Traffic engineering tries to reduce congestion by efficient distribution of computer network traffic. Overall network performance improves when uneven traffic distribution is avoided. Traffic engineering uses an analytic model of network behaviors for proper network dimensioning, network provisioning, and admission control.
Current computer networks suffer from congestion due to increasing traffic. Traffic engineering takes two conceptual approaches to congestion control: (1) congestion control at traffic sources, and (2) queue management in routers.
Congestion control at traffic sources usually focuses on adjusting the sending rate of a flow according to available bandwidth. A flow is considered responsive to congestion when the flow adjusts its sending rate in reaction to packet losses.

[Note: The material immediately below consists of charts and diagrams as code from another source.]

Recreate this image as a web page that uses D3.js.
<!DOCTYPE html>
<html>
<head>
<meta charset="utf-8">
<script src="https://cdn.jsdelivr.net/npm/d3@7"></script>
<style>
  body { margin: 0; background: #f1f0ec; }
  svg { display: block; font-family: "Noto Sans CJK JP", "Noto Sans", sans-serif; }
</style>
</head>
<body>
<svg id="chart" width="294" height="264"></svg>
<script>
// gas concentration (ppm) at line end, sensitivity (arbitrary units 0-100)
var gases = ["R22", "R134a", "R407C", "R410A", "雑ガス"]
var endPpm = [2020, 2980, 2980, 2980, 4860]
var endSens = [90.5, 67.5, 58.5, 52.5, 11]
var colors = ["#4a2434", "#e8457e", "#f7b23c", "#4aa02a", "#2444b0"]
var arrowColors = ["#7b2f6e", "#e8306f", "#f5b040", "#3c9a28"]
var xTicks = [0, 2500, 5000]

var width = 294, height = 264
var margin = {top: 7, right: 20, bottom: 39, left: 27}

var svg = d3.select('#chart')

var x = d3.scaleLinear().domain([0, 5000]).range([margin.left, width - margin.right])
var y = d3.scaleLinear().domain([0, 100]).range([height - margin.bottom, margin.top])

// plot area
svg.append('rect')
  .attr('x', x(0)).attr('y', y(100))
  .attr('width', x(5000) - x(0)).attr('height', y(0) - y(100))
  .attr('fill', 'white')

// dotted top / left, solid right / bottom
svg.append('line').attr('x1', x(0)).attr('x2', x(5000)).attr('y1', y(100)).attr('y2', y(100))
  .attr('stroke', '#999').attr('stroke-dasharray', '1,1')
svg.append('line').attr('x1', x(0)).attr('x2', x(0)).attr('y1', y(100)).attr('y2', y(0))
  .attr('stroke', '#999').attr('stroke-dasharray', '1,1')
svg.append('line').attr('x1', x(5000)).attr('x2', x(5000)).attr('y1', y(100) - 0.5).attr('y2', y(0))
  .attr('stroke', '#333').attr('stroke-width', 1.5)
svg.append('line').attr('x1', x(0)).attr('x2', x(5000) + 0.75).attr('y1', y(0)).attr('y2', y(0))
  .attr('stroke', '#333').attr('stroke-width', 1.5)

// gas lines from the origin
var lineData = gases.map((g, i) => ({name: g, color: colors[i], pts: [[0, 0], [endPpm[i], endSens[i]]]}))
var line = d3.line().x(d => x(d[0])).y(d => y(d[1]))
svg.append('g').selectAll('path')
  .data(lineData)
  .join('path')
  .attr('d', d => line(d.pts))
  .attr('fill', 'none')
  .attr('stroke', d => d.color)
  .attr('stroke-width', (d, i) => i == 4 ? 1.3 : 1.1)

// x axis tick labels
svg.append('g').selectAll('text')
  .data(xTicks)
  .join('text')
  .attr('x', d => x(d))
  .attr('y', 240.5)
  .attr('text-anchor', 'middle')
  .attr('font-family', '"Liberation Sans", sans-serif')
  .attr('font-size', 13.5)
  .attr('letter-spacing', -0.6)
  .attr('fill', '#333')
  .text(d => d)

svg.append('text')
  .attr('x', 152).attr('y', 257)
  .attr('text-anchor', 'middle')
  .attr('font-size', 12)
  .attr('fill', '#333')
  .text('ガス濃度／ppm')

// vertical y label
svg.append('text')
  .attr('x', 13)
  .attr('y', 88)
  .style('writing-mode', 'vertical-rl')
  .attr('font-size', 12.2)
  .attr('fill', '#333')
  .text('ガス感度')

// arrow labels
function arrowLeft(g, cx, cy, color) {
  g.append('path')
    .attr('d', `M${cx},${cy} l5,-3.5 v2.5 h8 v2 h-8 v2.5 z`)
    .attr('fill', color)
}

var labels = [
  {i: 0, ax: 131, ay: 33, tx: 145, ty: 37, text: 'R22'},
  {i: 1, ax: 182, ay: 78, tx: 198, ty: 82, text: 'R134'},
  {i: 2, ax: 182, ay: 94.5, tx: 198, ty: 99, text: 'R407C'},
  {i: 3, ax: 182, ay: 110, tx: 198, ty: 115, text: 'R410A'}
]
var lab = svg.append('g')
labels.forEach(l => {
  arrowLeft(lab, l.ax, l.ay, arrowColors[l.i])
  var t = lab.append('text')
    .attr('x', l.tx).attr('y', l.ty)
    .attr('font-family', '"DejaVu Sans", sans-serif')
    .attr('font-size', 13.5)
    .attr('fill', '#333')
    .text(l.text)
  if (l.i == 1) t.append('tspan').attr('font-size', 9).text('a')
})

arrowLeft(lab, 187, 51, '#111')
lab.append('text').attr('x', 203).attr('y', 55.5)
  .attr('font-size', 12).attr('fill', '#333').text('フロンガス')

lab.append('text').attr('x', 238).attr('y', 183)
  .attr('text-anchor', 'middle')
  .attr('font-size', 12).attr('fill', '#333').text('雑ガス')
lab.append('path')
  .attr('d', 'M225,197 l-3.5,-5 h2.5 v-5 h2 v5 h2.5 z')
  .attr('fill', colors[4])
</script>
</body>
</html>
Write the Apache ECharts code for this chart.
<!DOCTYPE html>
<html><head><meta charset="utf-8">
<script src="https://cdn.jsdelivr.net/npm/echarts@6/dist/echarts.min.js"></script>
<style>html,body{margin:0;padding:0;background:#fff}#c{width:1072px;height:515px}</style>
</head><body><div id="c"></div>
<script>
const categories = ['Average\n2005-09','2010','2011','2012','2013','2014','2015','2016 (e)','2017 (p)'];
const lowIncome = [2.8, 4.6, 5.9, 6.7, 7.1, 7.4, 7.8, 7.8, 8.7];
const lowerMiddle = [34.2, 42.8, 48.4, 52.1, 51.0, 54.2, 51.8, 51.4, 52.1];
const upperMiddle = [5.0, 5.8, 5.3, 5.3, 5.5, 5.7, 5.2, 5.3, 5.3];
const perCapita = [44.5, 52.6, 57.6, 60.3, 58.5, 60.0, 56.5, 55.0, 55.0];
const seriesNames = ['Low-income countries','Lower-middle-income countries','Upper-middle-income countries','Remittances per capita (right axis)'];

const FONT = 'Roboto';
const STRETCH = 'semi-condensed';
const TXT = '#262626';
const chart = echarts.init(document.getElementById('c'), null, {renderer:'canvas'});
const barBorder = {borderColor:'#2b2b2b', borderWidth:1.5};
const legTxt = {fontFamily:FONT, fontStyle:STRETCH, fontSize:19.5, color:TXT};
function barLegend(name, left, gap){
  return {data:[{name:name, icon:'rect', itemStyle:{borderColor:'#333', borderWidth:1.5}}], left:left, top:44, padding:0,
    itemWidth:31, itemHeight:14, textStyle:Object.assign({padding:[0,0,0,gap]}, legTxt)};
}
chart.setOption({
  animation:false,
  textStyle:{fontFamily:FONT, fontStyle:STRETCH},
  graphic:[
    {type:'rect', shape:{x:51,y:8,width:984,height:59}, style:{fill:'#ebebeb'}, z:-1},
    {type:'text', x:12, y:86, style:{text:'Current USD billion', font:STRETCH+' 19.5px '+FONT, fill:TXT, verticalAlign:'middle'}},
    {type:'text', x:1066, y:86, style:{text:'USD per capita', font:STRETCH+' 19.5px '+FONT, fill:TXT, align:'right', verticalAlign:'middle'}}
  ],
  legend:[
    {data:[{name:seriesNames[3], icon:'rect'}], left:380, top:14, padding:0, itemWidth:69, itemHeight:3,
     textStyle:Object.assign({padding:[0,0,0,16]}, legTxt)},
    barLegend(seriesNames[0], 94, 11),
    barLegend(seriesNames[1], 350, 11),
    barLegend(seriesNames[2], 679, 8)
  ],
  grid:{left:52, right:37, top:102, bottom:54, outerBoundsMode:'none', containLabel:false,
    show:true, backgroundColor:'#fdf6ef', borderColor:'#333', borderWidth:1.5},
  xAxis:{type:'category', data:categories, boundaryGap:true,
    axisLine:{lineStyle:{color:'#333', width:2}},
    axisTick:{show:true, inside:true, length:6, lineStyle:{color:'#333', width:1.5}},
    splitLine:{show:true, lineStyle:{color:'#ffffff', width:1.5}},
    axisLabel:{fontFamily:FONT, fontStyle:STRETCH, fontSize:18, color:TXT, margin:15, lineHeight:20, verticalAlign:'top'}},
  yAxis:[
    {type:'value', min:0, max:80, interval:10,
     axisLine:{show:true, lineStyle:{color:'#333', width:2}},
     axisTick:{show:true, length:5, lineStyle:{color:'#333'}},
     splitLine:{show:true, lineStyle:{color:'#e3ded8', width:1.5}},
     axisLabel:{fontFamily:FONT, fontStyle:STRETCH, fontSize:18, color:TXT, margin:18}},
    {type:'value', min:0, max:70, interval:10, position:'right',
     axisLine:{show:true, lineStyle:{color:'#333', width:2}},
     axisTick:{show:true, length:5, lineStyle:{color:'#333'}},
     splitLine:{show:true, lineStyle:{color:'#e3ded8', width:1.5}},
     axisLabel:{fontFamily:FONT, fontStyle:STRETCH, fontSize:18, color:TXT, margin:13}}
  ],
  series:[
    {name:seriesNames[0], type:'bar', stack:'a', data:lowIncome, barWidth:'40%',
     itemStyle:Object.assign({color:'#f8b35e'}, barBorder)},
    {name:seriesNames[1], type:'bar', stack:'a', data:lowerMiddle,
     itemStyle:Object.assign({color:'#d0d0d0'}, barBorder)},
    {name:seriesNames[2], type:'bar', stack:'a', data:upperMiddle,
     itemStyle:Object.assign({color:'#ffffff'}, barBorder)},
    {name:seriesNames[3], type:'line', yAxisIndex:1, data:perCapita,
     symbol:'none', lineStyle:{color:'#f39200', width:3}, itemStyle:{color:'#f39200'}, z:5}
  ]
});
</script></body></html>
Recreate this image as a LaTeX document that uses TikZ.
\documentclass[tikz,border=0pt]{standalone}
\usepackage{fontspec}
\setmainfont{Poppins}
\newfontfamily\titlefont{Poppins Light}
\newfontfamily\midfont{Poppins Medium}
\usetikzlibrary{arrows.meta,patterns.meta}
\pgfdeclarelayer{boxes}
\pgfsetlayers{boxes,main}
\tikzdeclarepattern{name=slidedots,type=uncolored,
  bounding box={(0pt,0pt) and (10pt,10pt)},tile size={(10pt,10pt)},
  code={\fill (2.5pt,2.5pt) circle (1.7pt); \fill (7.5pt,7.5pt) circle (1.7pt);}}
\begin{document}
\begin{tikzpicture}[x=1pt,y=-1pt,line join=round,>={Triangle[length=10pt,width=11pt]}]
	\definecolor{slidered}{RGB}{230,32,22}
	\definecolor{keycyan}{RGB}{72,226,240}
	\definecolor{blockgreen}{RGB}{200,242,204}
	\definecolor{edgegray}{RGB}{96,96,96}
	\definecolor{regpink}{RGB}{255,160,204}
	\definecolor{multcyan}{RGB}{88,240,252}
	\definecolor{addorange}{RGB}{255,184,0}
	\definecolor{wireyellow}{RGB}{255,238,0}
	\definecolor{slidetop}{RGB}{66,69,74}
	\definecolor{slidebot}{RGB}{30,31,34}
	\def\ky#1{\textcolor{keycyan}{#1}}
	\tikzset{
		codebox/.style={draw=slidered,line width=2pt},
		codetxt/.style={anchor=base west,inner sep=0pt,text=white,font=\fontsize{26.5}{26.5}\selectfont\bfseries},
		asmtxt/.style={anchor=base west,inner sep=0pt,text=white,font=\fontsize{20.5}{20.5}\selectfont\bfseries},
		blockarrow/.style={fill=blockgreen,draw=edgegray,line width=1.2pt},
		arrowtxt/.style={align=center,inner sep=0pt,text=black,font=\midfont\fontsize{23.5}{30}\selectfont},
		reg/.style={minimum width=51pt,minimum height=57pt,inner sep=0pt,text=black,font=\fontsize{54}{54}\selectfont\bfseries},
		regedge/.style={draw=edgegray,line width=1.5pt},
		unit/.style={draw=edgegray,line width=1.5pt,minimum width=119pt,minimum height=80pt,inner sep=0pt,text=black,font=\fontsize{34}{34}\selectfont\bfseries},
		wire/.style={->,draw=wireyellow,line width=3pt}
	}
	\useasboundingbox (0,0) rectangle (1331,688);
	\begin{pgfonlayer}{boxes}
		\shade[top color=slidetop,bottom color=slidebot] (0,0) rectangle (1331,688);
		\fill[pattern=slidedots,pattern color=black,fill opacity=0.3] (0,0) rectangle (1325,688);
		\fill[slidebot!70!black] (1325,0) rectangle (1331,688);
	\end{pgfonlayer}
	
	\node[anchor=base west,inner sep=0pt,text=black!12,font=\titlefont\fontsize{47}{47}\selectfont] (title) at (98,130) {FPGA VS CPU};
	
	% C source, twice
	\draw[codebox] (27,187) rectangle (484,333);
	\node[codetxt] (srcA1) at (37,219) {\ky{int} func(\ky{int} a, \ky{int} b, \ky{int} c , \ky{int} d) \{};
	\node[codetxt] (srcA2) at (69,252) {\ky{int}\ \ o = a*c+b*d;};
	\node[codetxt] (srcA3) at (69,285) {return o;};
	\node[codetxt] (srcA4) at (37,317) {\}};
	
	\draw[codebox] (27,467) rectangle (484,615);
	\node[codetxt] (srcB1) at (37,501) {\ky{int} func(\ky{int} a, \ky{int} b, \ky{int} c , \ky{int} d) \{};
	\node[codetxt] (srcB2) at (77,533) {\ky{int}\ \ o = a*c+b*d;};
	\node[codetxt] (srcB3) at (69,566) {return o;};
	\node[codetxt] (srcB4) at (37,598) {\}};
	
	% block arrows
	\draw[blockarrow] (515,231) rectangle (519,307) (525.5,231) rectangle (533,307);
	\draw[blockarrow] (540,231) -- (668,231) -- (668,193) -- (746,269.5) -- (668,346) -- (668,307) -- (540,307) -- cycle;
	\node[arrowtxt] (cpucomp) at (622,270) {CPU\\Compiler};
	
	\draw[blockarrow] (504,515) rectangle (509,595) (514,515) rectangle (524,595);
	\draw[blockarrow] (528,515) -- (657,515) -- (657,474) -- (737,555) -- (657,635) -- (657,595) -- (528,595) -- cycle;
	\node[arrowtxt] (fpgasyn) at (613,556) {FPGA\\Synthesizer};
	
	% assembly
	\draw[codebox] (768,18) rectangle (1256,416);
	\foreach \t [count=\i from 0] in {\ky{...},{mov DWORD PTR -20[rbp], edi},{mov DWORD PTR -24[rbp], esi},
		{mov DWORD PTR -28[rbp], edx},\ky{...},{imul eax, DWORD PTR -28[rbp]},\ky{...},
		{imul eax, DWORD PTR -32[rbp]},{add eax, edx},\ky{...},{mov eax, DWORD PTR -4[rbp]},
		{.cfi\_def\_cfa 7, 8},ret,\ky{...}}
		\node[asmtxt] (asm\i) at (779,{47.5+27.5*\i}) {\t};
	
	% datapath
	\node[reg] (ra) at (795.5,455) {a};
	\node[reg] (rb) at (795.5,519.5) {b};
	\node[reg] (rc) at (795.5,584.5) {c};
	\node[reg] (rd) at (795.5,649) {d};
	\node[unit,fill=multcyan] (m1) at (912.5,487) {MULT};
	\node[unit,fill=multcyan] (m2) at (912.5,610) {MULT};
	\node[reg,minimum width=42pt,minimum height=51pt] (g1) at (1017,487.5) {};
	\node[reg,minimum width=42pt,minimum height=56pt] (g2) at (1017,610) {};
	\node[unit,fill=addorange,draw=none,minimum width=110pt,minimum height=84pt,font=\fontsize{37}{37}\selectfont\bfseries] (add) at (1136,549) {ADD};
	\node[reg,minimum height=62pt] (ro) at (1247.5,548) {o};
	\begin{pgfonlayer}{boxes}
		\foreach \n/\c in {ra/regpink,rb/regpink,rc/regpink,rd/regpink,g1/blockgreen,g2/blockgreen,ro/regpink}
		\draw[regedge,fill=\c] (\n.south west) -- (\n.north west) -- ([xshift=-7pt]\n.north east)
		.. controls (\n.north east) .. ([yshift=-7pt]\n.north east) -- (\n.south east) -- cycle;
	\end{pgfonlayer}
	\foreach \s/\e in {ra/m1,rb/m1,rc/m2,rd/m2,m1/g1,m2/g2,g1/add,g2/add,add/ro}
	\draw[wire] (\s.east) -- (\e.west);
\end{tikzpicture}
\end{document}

The most widely used type of responsive flow is based on the Transmission Control Protocol (TCP), which has sophisticated mechanisms for congestion control including slow start, additive increase/multiplicative decrease, timeouts, duplicate ACKs, and other developing techniques.
Another part of congestion control is packet queue management that is associated with a packet drop policy. When the queue build-up at a router exceeds a certain threshold, the router detects this as an indication of congestion and takes a responsive action. Typically, the action is to drop packets. A number of issues are related to drop policy including: congestion control, fairness among flows, and queueing delay. Various approaches to these issues have been suggested including tail drop, random drop, early drop, random early detection (RED), and RED In/Out (RIO).
There is a strong correlation between congestion controls at sources and routers. The drop policy at routers impacts the sending rate at sources, and the reaction of sources to packet losses affects queue build-up at routers. Changes in queue lengths results in changes to drop rates. These interacting effects continue until a network reaches a steady state (if a steady state exists). What the steady state is and how fast it is reached is determined by the congestion control mechanisms at both sources and routers. Thus, network congestion control should be examined and evaluated as an interaction between the source and router congestion control mechanisms. But these mechanisms are complicated, which makes evaluating their interactions quite difficult.